With the recent acquisition of Micropagos by IN Switch, there has been an optimistic mood in the Uruguayan start up and venture community. Founded in 2010, Micropagos provided B2B financial services and marks Tokai Venture’s first successful exit in Uruguay. On a larger scale, it is an indicator of the growth of the start up ecosystem in Uruguay and a good sign for Venture Capital and Private Equity firms.
Pablo Brenner, VP Innovation at Globant, is one of the pioneers of Venture Capital investments in Uruguay. As a partner at Prosperitas Capital Partners and Board member at Endeavor, he has spearheaded many investments in Uruguay. Sharing his thoughts on the growth in the Venture Capital scene in Uruguay, he says “The VC and Startup ecosystem in Uruguay is slowly building up. When we started Prosperitas, 10 years ago, there were no VCs either local, regional or international operating in the country. There were neither accelerators, nor active angel investors. Today, a local entrepreneur can start his company and get funding along the way, through government programs like ANII (National Agency for Innovation and Research), accelerators, seed capital funds, angel investors, regional and even Global funds (like Atomico and Sequoia).”
Friendly Regulatory Environment
Part of the reason for this growth is the friendly regulatory environment in Uruguay. A clear set of legal guidelines and a stable economy make it easier for VCs and PEs to invest in Uruguay as compared to other countries in the region. Mr Ariel Arrieta, CEO & Co-Founder NXTP Labs, says “We have our holding fund based in Uruguay, because we see this country as one of the best in terms of legal leniency and tax efficiency reasons.”
NXTP Labs provides seed funding to technology start-ups in Uruguay and across Latin America through a Private Equity fund and helps a select set of start-ups are via an accelerator program. “We only invest in technology companies in LatAm. So far we have invested in more than 150 companies and this make us the most active investor in the seed- stage space, in LatAm. Our next goal is to provide the higher ROI for our LPs,” shared Arrieta.
Most of the VC investments in Uruguay qualify as mid-market. This makes it challenging at times for VCs to justify the investment. Says Mr Brenner: “One challenge is that currently exits are relatively small, in the range of $5-20 million, so it is difficult to make the right multiples for our investments, but this is slowly changing. Five years ago, exits were on the range of $2-5M, today we are in the $5-20M range. I guess in 5-10 years we will start seeing $100M exits.”
PE funds on the other hand, have grown quite rapidly in Uruguay over the last few years. The large number of start-ups and the entrepreneurial spirit in Uruguay make it a good investment opportunity for early stage private investors and angel investors. NXTP Labs for example, provides from $25,000 to $1M in funding and helps connect private investors to entrepreneurs. These investors typically also mentor the companies, helping the companies to grow and strengthening the start-up ecosystem further.

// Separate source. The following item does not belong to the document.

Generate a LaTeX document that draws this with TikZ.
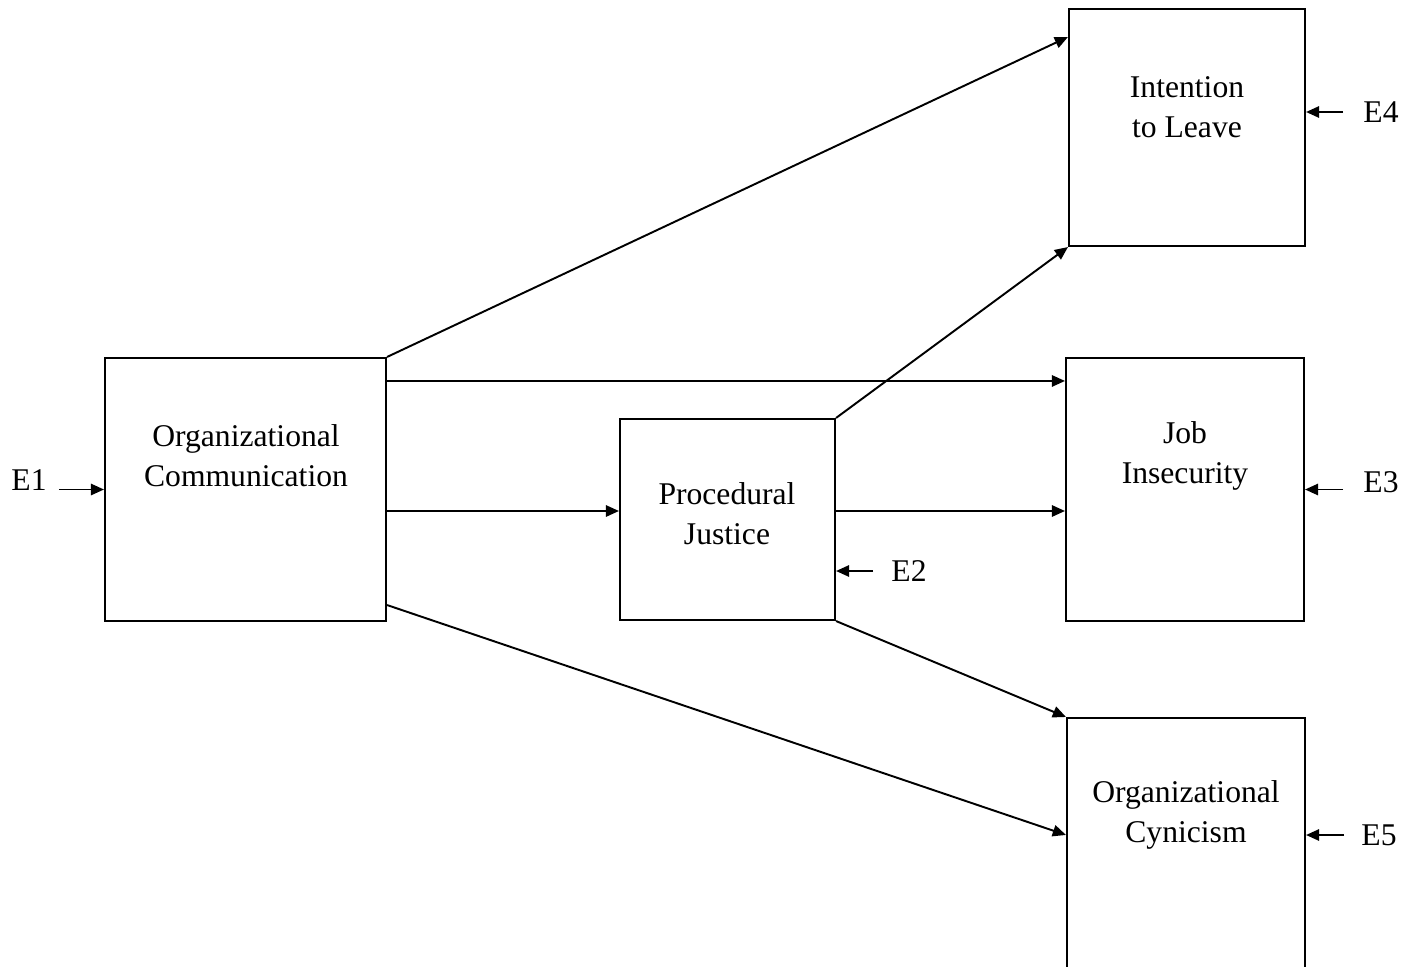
\documentclass[tikz,border=0pt]{standalone}
\usepackage{fontspec}
\setmainfont{Liberation Serif}
\usetikzlibrary{arrows.meta}

\begin{document}
\begin{tikzpicture}[x=0.02cm, y=-0.02cm,
  font=\fontsize{18}{22.7}\selectfont,
  box/.style={draw, line width=1.2pt, inner sep=0pt},
  txt/.style={align=center, inner sep=0pt},
  elab/.style={inner sep=0pt},
  arr/.style={-{Triangle[length=7.5pt, width=6.5pt]}, line width=1.1pt}]
% path model: communication -> justice -> outcomes, E1..E5 = error terms
\useasboundingbox (0,0) rectangle (1408,966);
\node[box, minimum width=5.62cm, minimum height=5.26cm] (oc) at (245.5,489.5) {};
\node[box, minimum width=4.30cm, minimum height=4.02cm] (pj) at (727.5,519.5) {};
\node[box, minimum width=4.72cm, minimum height=4.74cm] (il) at (1187,127.5) {};
\node[box, minimum width=4.76cm, minimum height=5.26cm] (ji) at (1185,489.5) {};
\node[box, minimum width=4.76cm, minimum height=6.00cm] (cy) at (1186,868) {};
\node[txt] at (246,456) {Organizational\\Communication};
\node[txt] at (727,514) {Procedural\\Justice};
\node[txt] at (1187,107) {Intention\\to Leave};
\node[txt] at (1185,456) {Job\\Insecurity};
\node[txt] at (1186,815) {Organizational\\Cynicism};
% paths
\draw[arr] (oc.north east) -- ([yshift=-0.58cm]il.north west);
\draw[arr] ([yshift=-0.48cm]oc.north east) -- ([yshift=-0.48cm]ji.north west);
\draw[arr] ([yshift=-0.43cm]oc.east) -- ([yshift=0.17cm]pj.west);
\draw[arr] ([yshift=0.34cm]oc.south east) -- ([yshift=-2.36cm]cy.north west);
\draw[arr] (pj.north east) -- (il.south west);
\draw[arr] ([yshift=0.17cm]pj.east) -- ([yshift=-0.43cm]ji.west);
\draw[arr] (pj.south east) -- (cy.north west);
% error terms
\node[elab] (e1) at (29,480) {E1};
\node[elab] (e2) at (909,571) {E2};
\node[elab] (e3) at (1381,482) {E3};
\node[elab] (e4) at (1381,112) {E4};
\node[elab] (e5) at (1379,835) {E5};
\draw[arr, shorten <=0.24cm] (e1.east |- oc.west) -- (oc.west);
\draw[arr, shorten <=0.36cm] (e2.west) -- (e2.west -| pj.east);
\draw[arr, shorten <=0.40cm] (e3.west |- ji.east) -- (ji.east);
\draw[arr, shorten <=0.40cm] (e4.west) -- (e4.west -| il.east);
\draw[arr, shorten <=0.34cm] (e5.west) -- (e5.west -| cy.east);
\end{tikzpicture}
\end{document}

While NXTP Labs focuses purely on the technology sector, Brenner is more optimistic about other areas as well. “One interesting area that plays to the local strengths is agro-oriented technology. Our economy is highly based on exports of agro-related products, and there is space for lots of innovation to increase productivity in this space. Some other hot areas (like anywhere else in the world) are mobile apps, games, and data (opendata, bigdata, etc). Technology for transportation and supply chain are also interesting; we have 2 portfolio companies in this sector: CPGSoft which develops software for Sales and Distribution of Consumer Packaged Goods (standard US and European software is not that useful in developing countries), and CEPA Safe Drive, which provides technology, data and training for fleet drivers, reducing risk of accidents,” says Brenner
While the spending power of the middle class has increased, sales and revenues directly from Uruguay continue to be limited, due to the smaller population of only 3 million. Consequently many start-ups, especially technology based start-ups, start venturing into global markets quite early compared to start-ups in Silicon Valley. Mr Brenner backs this, saying that “the main challenge is that Uruguay is a tiny market, so companies need to focus on exporting from the very beginning. While this is good on the medium and long term, it requires early development of skills that in other markets start-ups only develop when they are already selling several million dollars. So as board members we need to be very active.”
All together, with growing support for start-ups including accelerator and incubation programs, the early stage investment scene in Uruguay is only improving, and this makes it all the more attractive for Venture Capital and Private Equity funds.